Alchemists are the scientific mystics found to inhabit the remote nooks of these lands. Most are employed by imperial or royal courts, given the high cost and obscurity of the study. Practitioners are viewed with skepticism, though no more than that which pervades anyone speaking of drawing closer to the precursors and their technology. They are related in many ways to their cipher-monk religious zealots. Certainly in their belief that we can unlock the secrets of those whose only trace on this earth are their remnants. And that we may yet become them. Theirs is something of a different charge than the cipher-monk's code-breaking, all said. Some of the metal that litters the land in gargantuan ruins is impossibly sturdy, resistant to all things from the harshest elements to the most oppressive heat. The Immortal Metal. Should anyone be able to harness this material, surely they would wield an unknowable power, undefeatable in conquest with a claim to godhood. But because of its properties, it is woefully unsalvageable. The next best thing would be to attempt to be able to create it from much baser materials.
The alchemists believe they can.

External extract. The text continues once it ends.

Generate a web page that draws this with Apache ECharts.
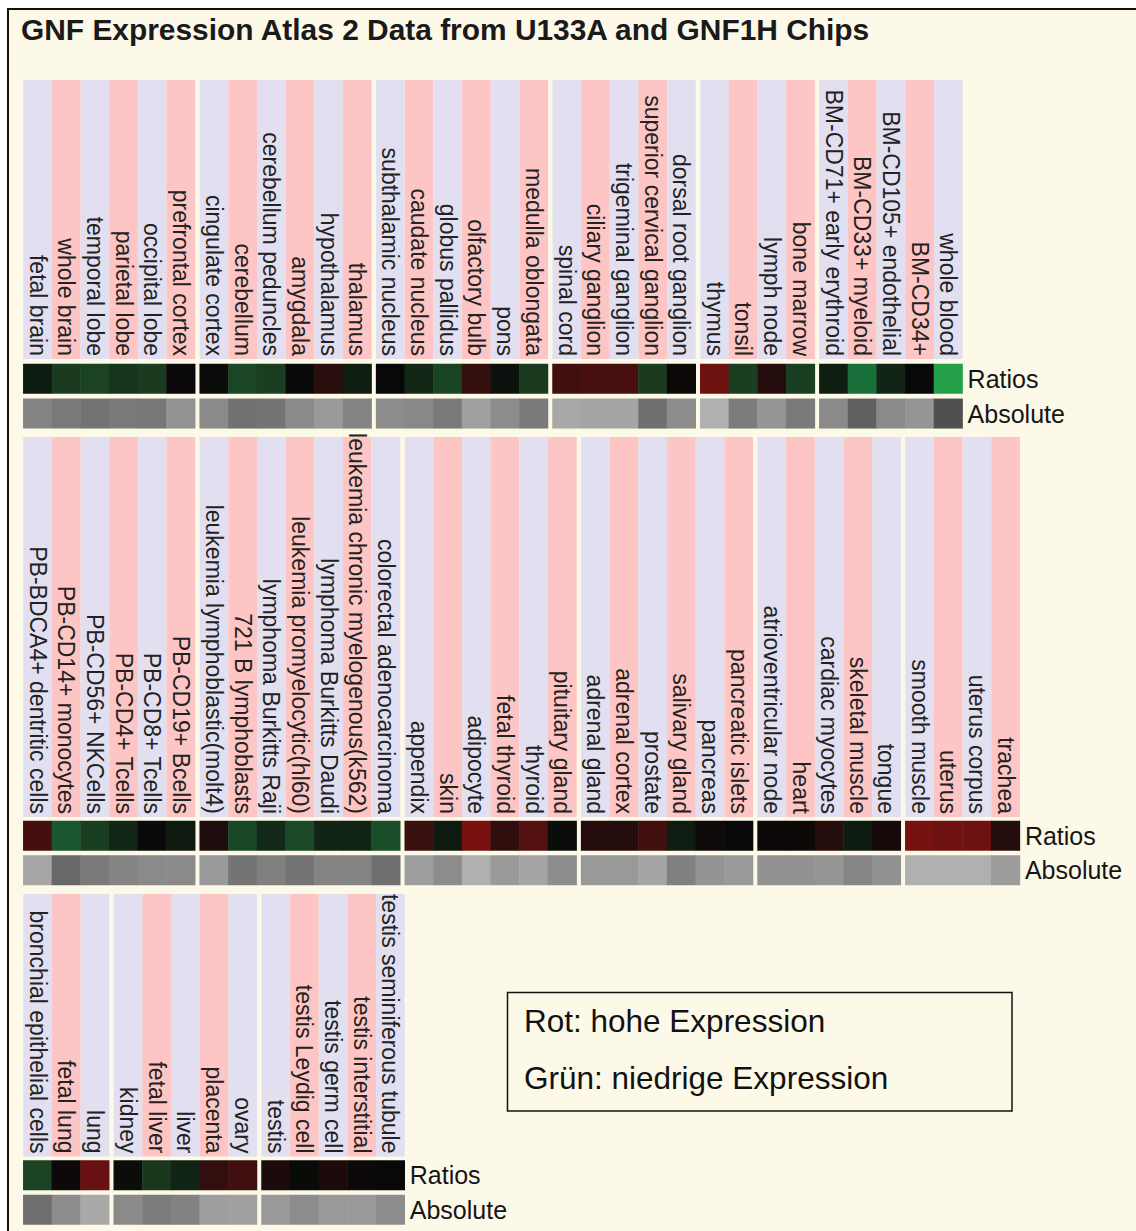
<!DOCTYPE html>
<html>
<head>
<meta charset="utf-8">
<title>GNF Expression Atlas 2</title>
<script src="https://cdn.jsdelivr.net/npm/echarts@6/dist/echarts.min.js"></script>
<style>
  html, body { margin: 0; padding: 0; background: #ffffff; overflow: hidden; }
  #chart { width: 1136px; height: 1231px; }
</style>
</head>
<body>
<div id="chart"></div>
<script>
// ---- Expression data, one block of arrays per tissue group ----
// Ratios: log ratio vs. median (negative = green, positive = red)
// Absolute: relative signal level (0 = light, 1 = dark)

const rowNames = ['Ratios', 'Absolute'];

// strip 1
const cortexTissues = ['fetal brain', 'whole brain', 'temporal lobe', 'parietal lobe', 'occipital lobe', 'prefrontal cortex'];
const cortexRatios = [-0.12, -0.33, -0.37, -0.28, -0.33, 0.02];
const cortexAbsolute = [0.46, 0.55, 0.62, 0.55, 0.58, 0.33];

const brainRegionTissues = ['cingulate cortex', 'cerebellum', 'cerebellum peduncles', 'amygdala', 'hypothalamus', 'thalamus'];
const brainRegionRatios = [-0.03, -0.40, -0.35, -0.01, 0.30, -0.14];
const brainRegionAbsolute = [0.41, 0.63, 0.61, 0.41, 0.27, 0.46];

const deepBrainTissues = ['subthalamic nucleus', 'caudate nucleus', 'globus pallidus', 'olfactory bulb', 'pons', 'medulla oblongata'];
const deepBrainRatios = [0.0, -0.20, -0.39, 0.38, -0.06, -0.32];
const deepBrainAbsolute = [0.39, 0.43, 0.55, 0.21, 0.39, 0.55];

const gangliaTissues = ['spinal cord', 'ciliary ganglion', 'trigeminal ganglion', 'superior cervical ganglion', 'dorsal root ganglion'];
const gangliaRatios = [0.47, 0.52, 0.52, -0.33, 0.04];
const gangliaAbsolute = [0.14, 0.18, 0.18, 0.64, 0.39];

const lymphoidTissues = ['thymus', 'tonsil', 'lymph node', 'bone marrow'];
const lymphoidRatios = [0.80, -0.35, 0.25, -0.35];
const lymphoidAbsolute = [0.07, 0.54, 0.31, 0.55];

const marrowTissues = ['BM-CD71+ early erythroid', 'BM-CD33+ myeloid', 'BM-CD105+ endothelial', 'BM-CD34+', 'whole blood'];
const marrowRatios = [-0.14, -0.67, -0.18, 0.0, -1.0];
const marrowAbsolute = [0.41, 0.79, 0.41, 0.31, 0.93];

// strip 2
const bloodCellTissues = ['PB-BDCA4+ dentritic cells', 'PB-CD14+ monocytes', 'PB-CD56+ NKCells', 'PB-CD4+ Tcells', 'PB-CD8+ Tcells', 'PB-CD19+ Bcells'];
const bloodCellRatios = [0.51, -0.51, -0.35, -0.20, -0.01, -0.11];
const bloodCellAbsolute = [0.16, 0.71, 0.55, 0.46, 0.41, 0.41];

const cellLineTissues = ['leukemia lymphoblastic(molt4)', '721 B lymphoblasts', 'lymphoma Burkitts Raji', 'leukemia promyelocytic(hl60)', 'lymphoma Burkitts Daudi', 'leukemia chronic myelogenous(k562)', 'colorectal adenocarcinoma'];
const cellLineRatios = [0.20, -0.41, -0.22, -0.42, -0.18, -0.17, -0.45];
const cellLineAbsolute = [0.27, 0.61, 0.50, 0.61, 0.46, 0.46, 0.66];

const glandTissues = ['appendix', 'skin', 'adipocyte', 'fetal thyroid', 'thyroid', 'pituitary gland'];
const glandRatios = [0.42, -0.11, 0.88, 0.35, 0.61, -0.03];
const glandAbsolute = [0.23, 0.39, 0.07, 0.27, 0.18, 0.38];

const adrenalTissues = ['adrenal gland', 'adrenal cortex', 'prostate', 'salivary gland', 'pancreas', 'pancreatic islets'];
const adrenalRatios = [0.25, 0.23, 0.48, -0.13, 0.07, 0.0];
const adrenalAbsolute = [0.28, 0.28, 0.18, 0.50, 0.32, 0.28];

const muscleTissues = ['atrioventricular node', 'heart', 'cardiac myocytes', 'skeletal muscle', 'tongue'];
const muscleRatios = [0.04, 0.04, 0.25, -0.12, 0.12];
const muscleAbsolute = [0.34, 0.34, 0.30, 0.45, 0.34];

const uterineTissues = ['smooth muscle', 'uterus', 'uterus corpus', 'trachea'];
const uterineRatios = [0.85, 0.81, 0.80, 0.26];
const uterineAbsolute = [0.07, 0.07, 0.07, 0.25];

// strip 3
const lungTissues = ['bronchial epithelial cells', 'fetal lung', 'lung'];
const lungRatios = [-0.37, 0.04, 0.76];
const lungAbsolute = [0.66, 0.39, 0.14];

const organTissues = ['kidney', 'fetal liver', 'liver', 'placenta', 'ovary'];
const organRatios = [-0.03, -0.31, -0.17, 0.36, 0.47];
const organAbsolute = [0.41, 0.54, 0.48, 0.23, 0.21];

const testisTissues = ['testis', 'testis Leydig cell', 'testis germ cell', 'testis interstitial', 'testis seminiferous tubule'];
const testisRatios = [0.18, -0.02, 0.18, 0.05, 0.0];
const testisAbsolute = [0.28, 0.39, 0.28, 0.28, 0.39];

const titleText = 'GNF Expression Atlas 2 Data from U133A and GNF1H Chips';
const keyLines = ['Rot: hohe Expression', 'Grün: niedrige Expression'];

// ---- Layout of the three strips ----
const strips = [
  {
    groups: [
      [cortexTissues, cortexRatios, cortexAbsolute],
      [brainRegionTissues, brainRegionRatios, brainRegionAbsolute],
      [deepBrainTissues, deepBrainRatios, deepBrainAbsolute],
      [gangliaTissues, gangliaRatios, gangliaAbsolute],
      [lymphoidTissues, lymphoidRatios, lymphoidAbsolute],
      [marrowTissues, marrowRatios, marrowAbsolute]
    ],
    bandTop: 80, bandBottom: 359, ratioTop: 364, absoluteTop: 398.8
  },
  {
    groups: [
      [bloodCellTissues, bloodCellRatios, bloodCellAbsolute],
      [cellLineTissues, cellLineRatios, cellLineAbsolute],
      [glandTissues, glandRatios, glandAbsolute],
      [adrenalTissues, adrenalRatios, adrenalAbsolute],
      [muscleTissues, muscleRatios, muscleAbsolute],
      [uterineTissues, uterineRatios, uterineAbsolute]
    ],
    bandTop: 437, bandBottom: 817, ratioTop: 821, absoluteTop: 855.5
  },
  {
    groups: [
      [lungTissues, lungRatios, lungAbsolute],
      [organTissues, organRatios, organAbsolute],
      [testisTissues, testisRatios, testisAbsolute]
    ],
    bandTop: 894, bandBottom: 1156.5, ratioTop: 1160.5, absoluteTop: 1195
  }
];

const COL_W = 28.65;
const GROUP_GAP = 4.5;
const STRIP_LEFT = 23.3;
const CELL_H = 29.5;
const FONT = '"Liberation Sans", Arial, Helvetica, sans-serif';
const BAND_COLORS = ['#e1dff0', '#fdc5c3'];
const CREAM = '#fdf9e8';
const RATIO_COLORS = ['#24a048', '#186e3a', '#1a3c20', '#080808', '#2e0e0e', '#5c1010', '#8a1212'];
const ABSOLUTE_COLORS = ['#b8b8b8', '#484848'];

const grid = [], xAxis = [], yAxis = [], series = [];
const ratioSeries = [], absoluteSeries = [];

function addGrid(box) {
  grid.push(Object.assign({ outerBoundsMode: 'none', containLabel: false }, box));
  return grid.length - 1;
}

strips.forEach(strip => {
  let left = STRIP_LEFT;
  strip.groups.forEach((group, gi) => {
    const [names, ratios, absolute] = group;
    const width = names.length * COL_W;
    const isLast = gi === strip.groups.length - 1;

    // label bands with alternating colours
    const bandGrid = addGrid({ left, top: strip.bandTop, width, height: strip.bandBottom - strip.bandTop });
    xAxis.push({
      type: 'category', gridIndex: bandGrid, data: names, position: 'bottom',
      axisLine: { show: false }, axisTick: { show: false }, splitLine: { show: false },
      splitArea: { show: true, interval: 0, areaStyle: { color: BAND_COLORS } },
      axisLabel: {
        show: true, inside: true, rotate: -90, interval: 0, margin: 3, hideOverlap: false,
        fontSize: 23, fontFamily: FONT, color: '#222222'
      }
    });
    yAxis.push({ type: 'value', gridIndex: bandGrid, min: 0, max: 1, show: false });

    // ratio and absolute rows
    [[strip.ratioTop, ratios, rowNames[0], ratioSeries], [strip.absoluteTop, absolute, rowNames[1], absoluteSeries]]
      .forEach(([top, values, rowName, bucket]) => {
        const g = addGrid({ left, top, width, height: CELL_H });
        xAxis.push({ type: 'category', gridIndex: g, data: names, show: false });
        yAxis.push({
          type: 'category', gridIndex: g, data: [rowName], position: 'right', show: isLast,
          axisLine: { show: false }, axisTick: { show: false }, splitLine: { show: false },
          axisLabel: { show: isLast, margin: 5, fontSize: 25, fontFamily: FONT, color: '#151515' }
        });
        bucket.push(series.length);
        series.push({
          type: 'heatmap', xAxisIndex: xAxis.length - 1, yAxisIndex: yAxis.length - 1,
          data: values.map((v, i) => [i, 0, v]),
          emphasis: { disabled: true }, silent: true,
          itemStyle: { borderWidth: 0 }
        });
      });

    left += width + GROUP_GAP;
  });
});

const chart = echarts.init(document.getElementById('chart'), null, { renderer: 'svg' });
chart.setOption({
  animation: false,
  backgroundColor: '#ffffff',
  title: {
    text: titleText, left: 16, top: 9,
    textStyle: { fontSize: 29.9, fontWeight: 'bold', fontFamily: FONT, color: '#1a1a1a' }
  },
  graphic: [
    { type: 'rect', z: -20, silent: true, shape: { x: 7, y: 8, width: 1140, height: 1240 }, style: { fill: CREAM } },
    { type: 'rect', z: -19, silent: true, shape: { x: 7, y: 8, width: 1140, height: 2 }, style: { fill: '#111111' } },
    { type: 'rect', z: -19, silent: true, shape: { x: 7, y: 8, width: 2, height: 1240 }, style: { fill: '#111111' } },
    { type: 'rect', silent: true, shape: { x: 507.5, y: 992.5, width: 504.5, height: 118.5 }, style: { fill: 'none', stroke: '#111111', lineWidth: 1.5 } },
    { type: 'text', silent: true, x: 524, y: 1021, style: { text: keyLines[0], fontSize: 31.5, fontFamily: FONT, fill: '#111111', verticalAlign: 'middle', align: 'left' } },
    { type: 'text', silent: true, x: 524, y: 1078, style: { text: keyLines[1], fontSize: 31.5, fontFamily: FONT, fill: '#111111', verticalAlign: 'middle', align: 'left' } }
  ],
  visualMap: [
    { type: 'continuous', show: false, min: -1, max: 1, dimension: 2, seriesIndex: ratioSeries, inRange: { color: RATIO_COLORS } },
    { type: 'continuous', show: false, min: 0, max: 1, dimension: 2, seriesIndex: absoluteSeries, inRange: { color: ABSOLUTE_COLORS } }
  ],
  grid, xAxis, yAxis, series
});
</script>
</body>
</html>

They spend their days trying to mix what they believe to be the essential essence of these metallurgic husks, a trickle of liquid that seems to "sweat" from these structures which bears a remarkable resemblance to something that is easily extractable from the Near North and Near West. To an outsider, their labors may seem fruitless. The interest itself is rather niche, owing in part to its seeming impossibility. But ask one of the rare few that devote themselves to the practice and they would tell you that each day brings new discoveries, and brings them ever closer to understanding the Immortal Metal. More obsessive alchemists, namely the Bodiless, take the alchemical tradition to new heights and seek to render their bodies into metal form, believing our precursors to have been made of the same hard-stuff. Where minor alchemists may seek only to search for the answers to the metal, or even to replace smaller body parts here and there, the Bodiless believe that only by following the true path of replacing their bodies wholly will they find the solution, and find themselves closer to their gods.
What’s real about that?
While most of the above is, of course, heavily fictionalized, drawn from the disparate corners of my brain-stuff, this too draws from real history. Alchemy has been around in Asia for over a millennium in different forms. I have to do more extensive research into this myself, but what I have found so far is fascinating and I have tried to incorporate overarching themes and elements into my work.
My info comes from many places, but the write-up for this comes from here.
Rasāyana is the Sanskrit term meaning “alchemy,” though it’s been around much longer than alchemical scripture, the advent of which fell around the 10th century. Centuries before that, it was thought to mean “rejuvenation therapy.” Around the 8th century, rasa-rasāyana found its way into Buddhist and Hindu tantric (tantra referring to the Buddhist and Hindu traditions that developed in India from the 1st century onward) texts to refer to the siddhi, or supernatural power, associated with finding magical elixirs. From there, Indian alchemy had twofold intention: turning normal metals into precious metals, namely gold (dhātuvāda, transmutational alchemy: like we see in the standard depiction of medieval alchemy); and producing elixirs of immortality (dehavāda, elixir alchemy), to achieve “an immortal, invulnerable body possessed of supernatural powers.” Rasa became a term for the substance mercury, and rasāyana became a term for mercurial alchemy. These goals were ascribed to tantric alchemical practice between the 10th and 13th centuries, and is the primary era from which I draw inspiration for the alchemy present in our story now. Later evolutions began to incorporate other practices, rogavāda for medical alchemy and rasacikitsā for mercurial medicine for example.
I never really know how to end these. Thanks for sticking around this far!